Aqui no Brasil as semelhanças com o filme não são meras coincidências. Em junho do ano passado, numa comunidade em Olinda, pessoas foram flagradas abordando um caminhão de lixo para pegar restos de alimentos descartados por um supermercado, que deveria seguir para os aterros sanitários.

Não se pode esquecer do episódio que aconteceu em São Paulo, em 2017, quando o prefeito cogitou produzir rações para os pobres, enquanto ricos continuavam comendo em restaurantes com estrelas Michelin, pagando R$230 por um hambúrguer ou R$500 por um menu degustação. 
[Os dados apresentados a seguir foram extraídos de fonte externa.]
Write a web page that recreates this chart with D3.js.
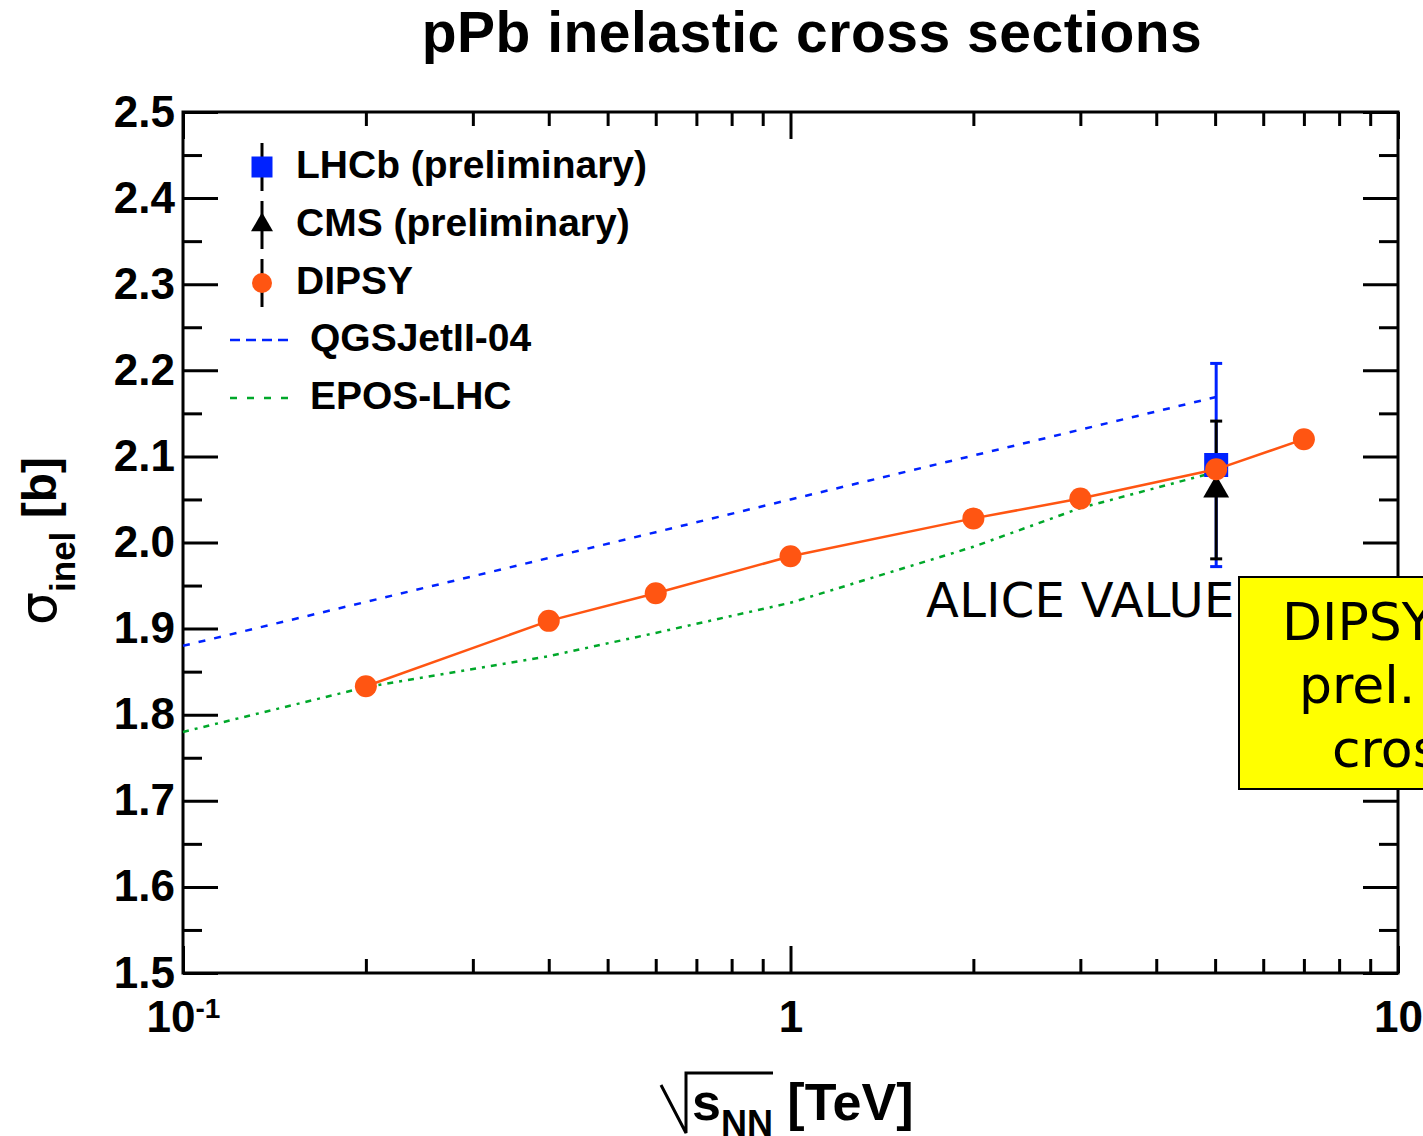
<!DOCTYPE html>
<html>
<head>
<meta charset="utf-8">
<script src="https://cdn.jsdelivr.net/npm/d3@7"></script>
<style>
  body { margin: 0; background: #fff; }
  svg { display: block; }
</style>
</head>
<body>
<svg id="chart" width="1423" height="1136"></svg>
<script>
// values
const dipsyEnergy = [0.2, 0.4, 0.6, 1, 2, 3, 5.02, 7];
const dipsySigma  = [1.833, 1.909, 1.941, 1.984, 2.028, 2.051, 2.085, 2.120];

const modelEnergy = [0.1, 0.2, 0.4, 0.6, 1, 2, 3, 5.02];
const qgsjetSigma = [1.880, 1.931, 1.982, 2.012, 2.050, 2.101, 2.131, 2.169];
const eposSigma   = [1.780, 1.832, 1.868, 1.895, 1.930, 1.995, 2.040, 2.082];

const lhcb = [{ e: 5.02, s: 2.090, err: 0.118 }];
const cms  = [{ e: 5.02, s: 2.061, err: 0.080 }];

const yTicks = [1.5, 1.6, 1.7, 1.8, 1.9, 2.0, 2.1, 2.2, 2.3, 2.4, 2.5];
const yMinor = [1.55, 1.65, 1.75, 1.85, 1.95, 2.05, 2.15, 2.25, 2.35, 2.45];
const xTicks = [0.1, 1, 10];
const xMinor = [0.2, 0.3, 0.4, 0.5, 0.6, 0.7, 0.8, 0.9, 2, 3, 4, 5, 6, 7, 8, 9];

const legendItems = ["LHCb (preliminary)", "CMS (preliminary)", "DIPSY", "QGSJetII-04", "EPOS-LHC"];

const BLUE = "#0022ff", GREEN = "#00a82a", ORANGE = "#ff5512";
const BOLD = "'Liberation Sans', Arial, sans-serif";
const PLAIN = "'DejaVu Sans', Verdana, sans-serif";

const margin = { left: 183, right: 25, top: 112, bottom: 163 };
const width = 1423, height = 1136;
const W = width - margin.left - margin.right;
const H = height - margin.top - margin.bottom;

const svg = d3.select("#chart");
svg.append("rect").attr("width", width).attr("height", height).attr("fill", "#fff");

const x = d3.scaleLog().domain([0.1, 10]).range([0, W]);
const y = d3.scaleLinear().domain([1.5, 2.5]).range([H, 0]);

const g = svg.append("g").attr("transform", `translate(${margin.left},${margin.top})`);

// axes (ticks point inwards on all four sides)
function styleAxis(sel) {
  sel.select(".domain").remove();
  sel.selectAll(".tick line").attr("stroke", "#000").attr("stroke-width", 3);
  sel.selectAll(".tick text").attr("font-family", BOLD).attr("font-weight", "bold")
    .attr("font-size", 44).attr("fill", "#000");
}

g.append("g").call(d3.axisLeft(y).tickValues(yTicks).tickSize(-35).tickPadding(8)
  .tickFormat(d3.format(".1f"))).call(styleAxis);
g.append("g").call(d3.axisLeft(y).tickValues(yMinor).tickSize(-19).tickFormat("")).call(styleAxis);
g.append("g").attr("transform", `translate(${W},0)`)
  .call(d3.axisRight(y).tickValues(yTicks).tickSize(-35).tickFormat("")).call(styleAxis);
g.append("g").attr("transform", `translate(${W},0)`)
  .call(d3.axisRight(y).tickValues(yMinor).tickSize(-19).tickFormat("")).call(styleAxis);

const xAxis = g.append("g").attr("transform", `translate(0,${H})`)
  .call(d3.axisBottom(x).tickValues(xTicks).tickSize(-27).tickPadding(28).tickFormat(d => d === 0.1 ? "" : d3.format("d")(d)))
  .call(styleAxis);
xAxis.selectAll(".tick text").filter(d => d === 0.1).each(function () {
  const t = d3.select(this);
  t.append("tspan").text("10");
  t.append("tspan").attr("font-size", 28).attr("dy", -14).text("-1");
});
g.append("g").attr("transform", `translate(0,${H})`)
  .call(d3.axisBottom(x).tickValues(xMinor).tickSize(-14).tickFormat("")).call(styleAxis);
g.append("g").call(d3.axisTop(x).tickValues(xTicks).tickSize(-27).tickFormat("")).call(styleAxis);
g.append("g").call(d3.axisTop(x).tickValues(xMinor).tickSize(-14).tickFormat("")).call(styleAxis);

// frame
g.append("rect").attr("width", W).attr("height", H)
  .attr("fill", "none").attr("stroke", "#000").attr("stroke-width", 3);

// model curves
const line = d3.line().x(d => x(d[0])).y(d => y(d[1]));
g.append("path").datum(d3.zip(modelEnergy, qgsjetSigma)).attr("d", line)
  .attr("fill", "none").attr("stroke", BLUE).attr("stroke-width", 2.5).attr("stroke-dasharray", "7,9");
g.append("path").datum(d3.zip(modelEnergy, eposSigma)).attr("d", line)
  .attr("fill", "none").attr("stroke", GREEN).attr("stroke-width", 2.5).attr("stroke-dasharray", "6,6,3,6");

// error bars
function errorBar(data, color) {
  const eb = g.append("g").attr("stroke", color).attr("stroke-width", 3);
  data.forEach(d => {
    const cx = x(d.e);
    eb.append("line").attr("x1", cx).attr("x2", cx).attr("y1", y(d.s + d.err)).attr("y2", y(d.s - d.err));
    [d.s + d.err, d.s - d.err].forEach(v => {
      eb.append("line").attr("x1", cx - 6).attr("x2", cx + 6).attr("y1", y(v)).attr("y2", y(v));
    });
  });
}
errorBar(lhcb, BLUE);
errorBar(cms, "#000");

g.selectAll(".lhcb").data(lhcb).enter().append("path")
  .attr("d", d3.symbol(d3.symbolSquare, 576))
  .attr("transform", d => `translate(${x(d.e)},${y(d.s)})`).attr("fill", BLUE);
g.selectAll(".cms").data(cms).enter().append("path")
  .attr("d", d3.symbol(d3.symbolTriangle, 290))
  .attr("transform", d => `translate(${x(d.e)},${y(d.s)})`).attr("fill", "#000");

// DIPSY
const dipsy = d3.zip(dipsyEnergy, dipsySigma);
g.append("path").datum(dipsy).attr("d", line)
  .attr("fill", "none").attr("stroke", ORANGE).attr("stroke-width", 2.5);
g.selectAll(".dipsy").data(dipsy).enter().append("circle")
  .attr("cx", d => x(d[0])).attr("cy", d => y(d[1])).attr("r", 11).attr("fill", ORANGE);

// legend
const leg = svg.append("g");
const legY = [167, 225, 283, 340, 398];
[0, 1, 2].forEach(i => {
  leg.append("line").attr("x1", 262).attr("x2", 262).attr("y1", legY[i] - 24).attr("y2", legY[i] + 24)
    .attr("stroke", "#000").attr("stroke-width", 3);
});
leg.append("path").attr("d", d3.symbol(d3.symbolSquare, 441)).attr("transform", `translate(262,${legY[0]})`).attr("fill", BLUE);
leg.append("path").attr("d", d3.symbol(d3.symbolTriangle, 210)).attr("transform", `translate(262,${legY[1]})`).attr("fill", "#000");
leg.append("circle").attr("cx", 262).attr("cy", legY[2]).attr("r", 10).attr("fill", ORANGE);
leg.append("line").attr("x1", 230).attr("x2", 292).attr("y1", legY[3]).attr("y2", legY[3])
  .attr("stroke", BLUE).attr("stroke-width", 2.5).attr("stroke-dasharray", "10,6");
leg.append("line").attr("x1", 230).attr("x2", 290).attr("y1", legY[4]).attr("y2", legY[4])
  .attr("stroke", GREEN).attr("stroke-width", 2.5).attr("stroke-dasharray", "7,10");
legendItems.forEach((t, i) => {
  leg.append("text").attr("x", i < 3 ? 296 : 310).attr("y", legY[i] + 11)
    .attr("font-family", BOLD).attr("font-weight", "bold").attr("font-size", 39).text(t);
});

// title
svg.append("text").attr("x", 812).attr("y", 52).attr("text-anchor", "middle")
  .attr("font-family", BOLD).attr("font-weight", "bold").attr("font-size", 57)
  .attr("letter-spacing", 0.5).text("pPb inelastic cross sections");

// y label
const yl = svg.append("text").attr("transform", "translate(56,541) rotate(-90)")
  .attr("text-anchor", "middle").attr("font-family", BOLD).attr("font-weight", "bold");
yl.append("tspan").attr("font-family", PLAIN).attr("font-weight", "normal").attr("font-size", 52).text("σ");
yl.append("tspan").attr("font-size", 35).attr("dy", 19).text("inel");
yl.append("tspan").attr("font-size", 48).attr("dy", -19).text(" [b]");

// x label with radical
svg.append("path").attr("d", "M661,1085 L686,1133 L686,1073 L773,1073")
  .attr("fill", "none").attr("stroke", "#000").attr("stroke-width", 3);
const xl = svg.append("text").attr("x", 692).attr("y", 1120)
  .attr("font-family", BOLD).attr("font-weight", "bold");
xl.append("tspan").attr("font-size", 52).text("s");
xl.append("tspan").attr("font-size", 36).attr("dy", 16).text("NN");
xl.append("tspan").attr("font-size", 52).attr("dy", -16).text(" [TeV]");

// annotations
svg.append("text").attr("x", 926).attr("y", 617)
  .attr("font-family", PLAIN).attr("font-size", 48).attr("letter-spacing", 0.3).text("ALICE VALUE");
svg.append("rect").attr("x", 1239).attr("y", 577).attr("width", 220).attr("height", 212)
  .attr("fill", "#ffff00").attr("stroke", "#000").attr("stroke-width", 2);
[["DIPSY vs.", 1282, 640], ["prel. ALICE", 1299, 703], ["cross section", 1332, 767]].forEach(([t, tx, ty]) => {
  svg.append("text").attr("x", tx).attr("y", ty)
    .attr("font-family", PLAIN).attr("font-size", 52).text(t);
});
</script>
</body>
</html>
O filme é quase que uma anunciação do futuro com um retrato claro da escassez de alimentos e da ganância humana. No entanto, a esperança surge de personagens como a de Goreng (Ivan Massagué) que, junto a um dos seus companheiros de cela, o Baharat (Emilio Buale), descem as plataformas corajosamente utilizando-se da força física para tentar controlar o que cada um comia, talvez seja assim o futuro: um tipo de rodízio, uns comendo hoje outros amanhã.

Com o movimento em direção ao que se tinha de mais submerso no poço, foi possível flagrar uma violência brutal respalda pela “justificativa” de que é necessário sobreviver. Quando pensamos no mundo real não é diferente, pois cada vez que adentramos as camadas sociais mais baixas encontramos altos índices de criminalidade. É fácil constatar que a pobreza gera violência!

Com um final intrigante o diretor Galder deixou para os telespectadores lacunas para diversas interpretações, porém ele consegue passar uma mensagem de esperança para as futuras gerações que foi traduzida pela imagem da garota, afinal como disse Trimagasi  (Zorion Eguileor) “a mensagem não precisa de um portador”.

* Gabriel Ramos é jornalista, roteirista e diretor.